The Asset-Light Equation: How Less Becomes More
“Asset-light” doesn’t mean sparse; it means strategic. It’s a design and business philosophy focused on maximizing meaning rather than maximizing square feet.
Retailers are increasingly relying on curated inventory that highlights only the best and most relevant products, while creating omnichannel journeys that connect in-store inspiration with digital convenience. They are designing modular, multi-use layouts that can host workshops, community events, and design consultations, supported by technology-led experiences such as AR and VR visualization tools. To deepen engagement, many retailers are also incorporating community-led programming that brings people in for reasons beyond shopping, transforming stores into dynamic, multifunctional destinations.
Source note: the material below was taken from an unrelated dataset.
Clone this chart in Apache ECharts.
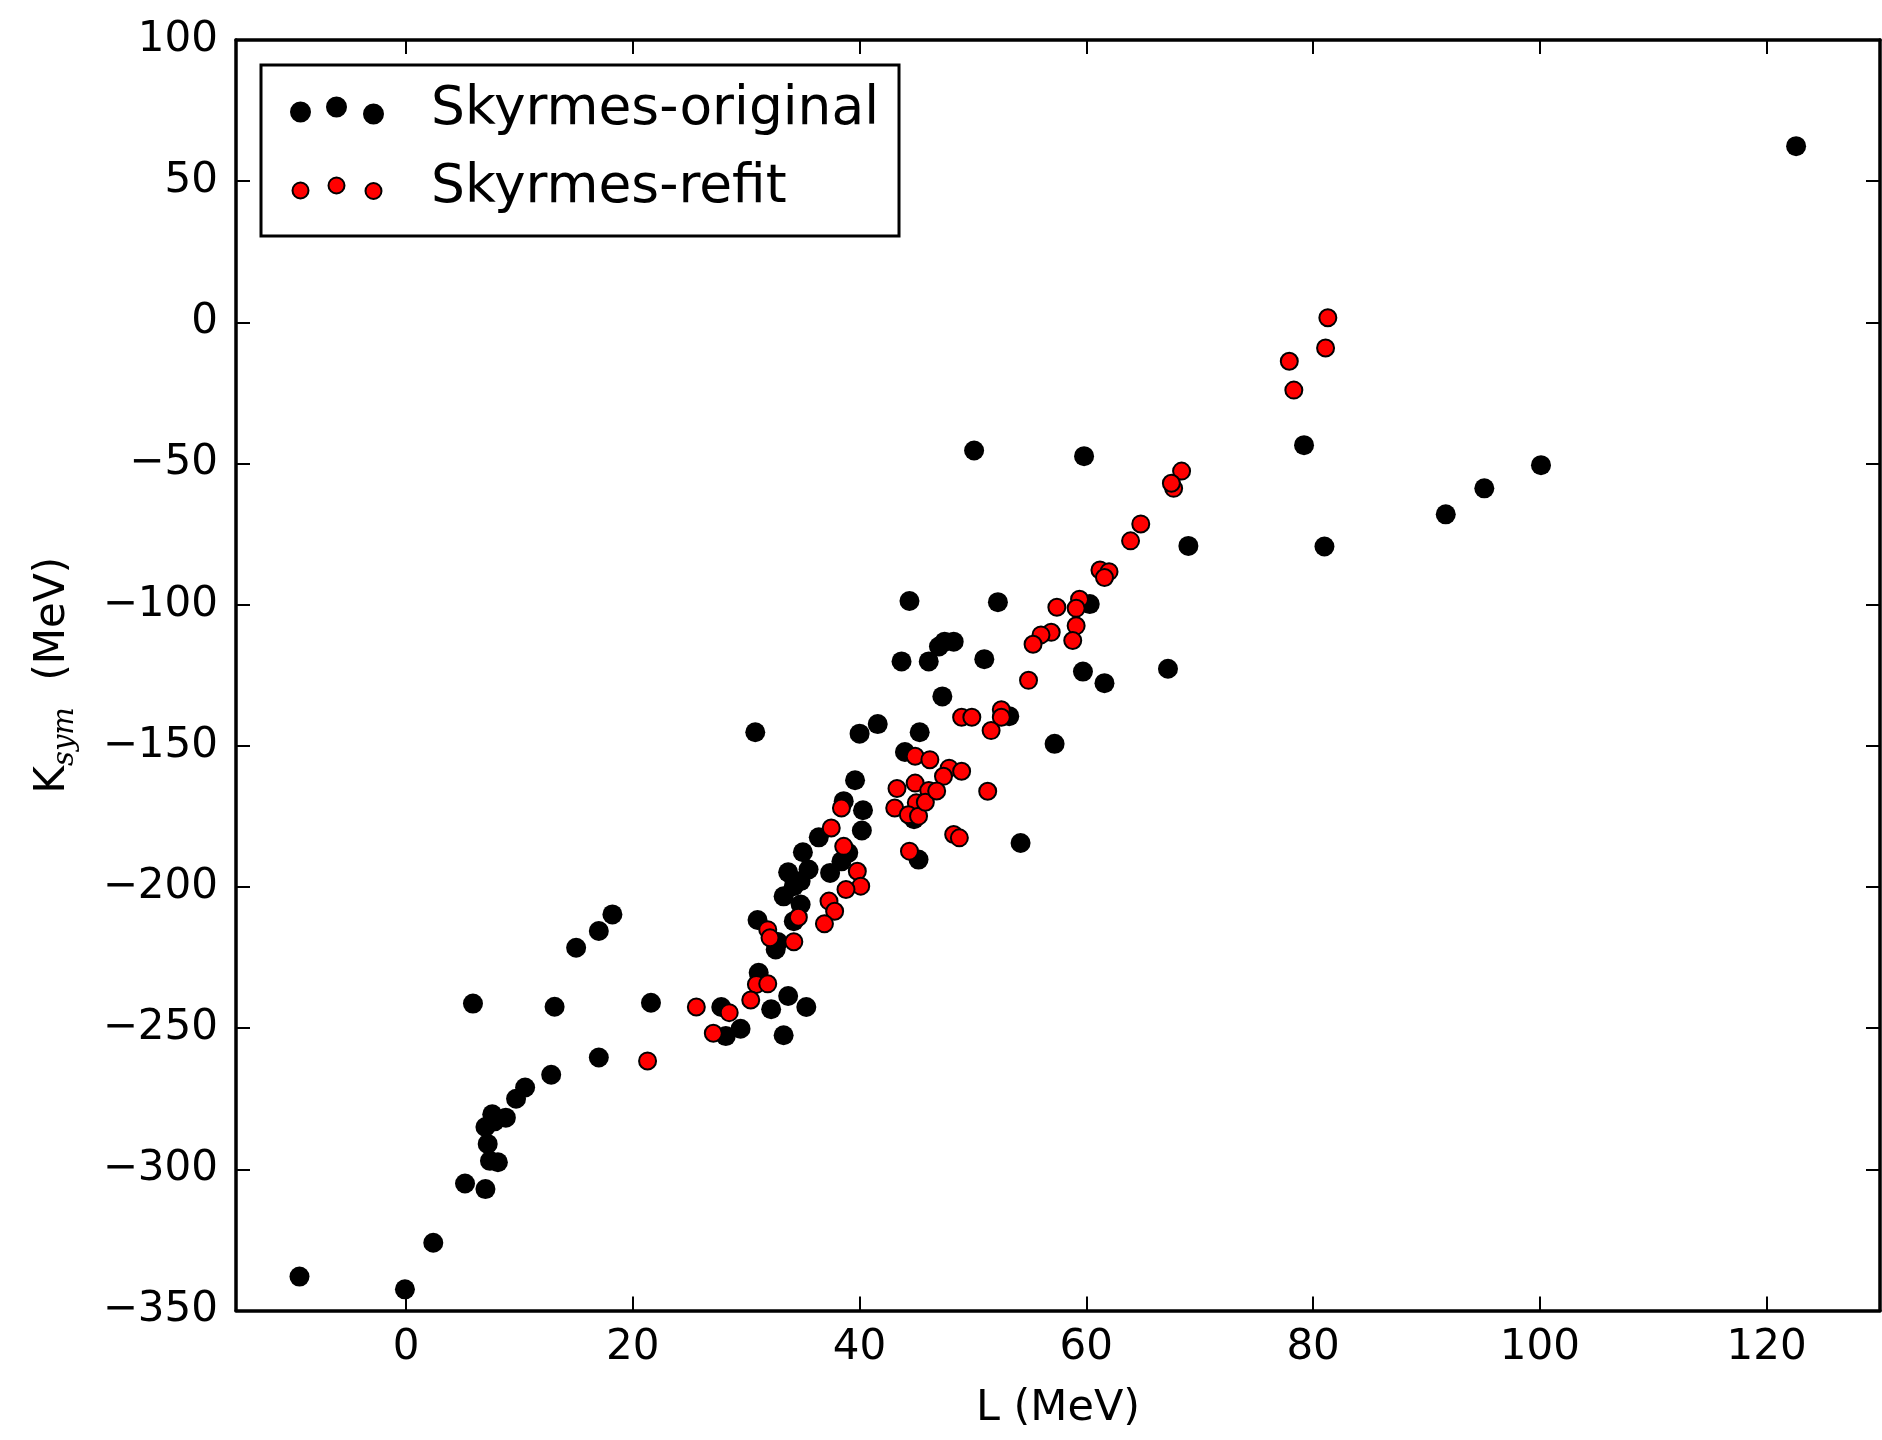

The impact is measurable. Brands adopting experience-first formats are seeing higher dwell time—often 20–40% longer—and increased repeat visits, particularly among younger consumers. These formats also drive up to 25–40% stronger brand recall and reduce operating costs through leaner inventory and smaller footprints. In many cases, revenue per square foot stays the same or even increases despite the reduced physical space, demonstrating the efficiency and effectiveness of this approach.
India’s retail market is projected to reach nearly $2 trillion by 2030 as per a Deloitte-FICCI report, driven by a growing middle class, urbanisation, and the blending of physical and digital commerce. With competition intensifying, differentiation can no longer rely on price or product alone. It must come from experience, engagement, and emotional connection.
But the experience-driven model comes with challenges. Designing immersive spaces carries higher upfront costs, and brands must ensure that experiences feel authentic, not gimmicky. Overly staged Instagram backdrops can lose credibility if they overshadow the product or the purpose. And online-offline integration must be seamless for emotion to convert into purchase.
A More Human Future for Retail
After years of digital acceleration, consumers crave tangible experiences. And Häfele’s lounges, Godrej Interio’s destination stores, Urban Ladder’s immersive studios, Barista’s community cafés, and Anytime Fitness’s wellness hubs show how smaller footprints can create bigger emotional landscapes.
Retail isn't dying. It’s evolving. And the store of the future won’t be defined by its size—it will be defined by its essence.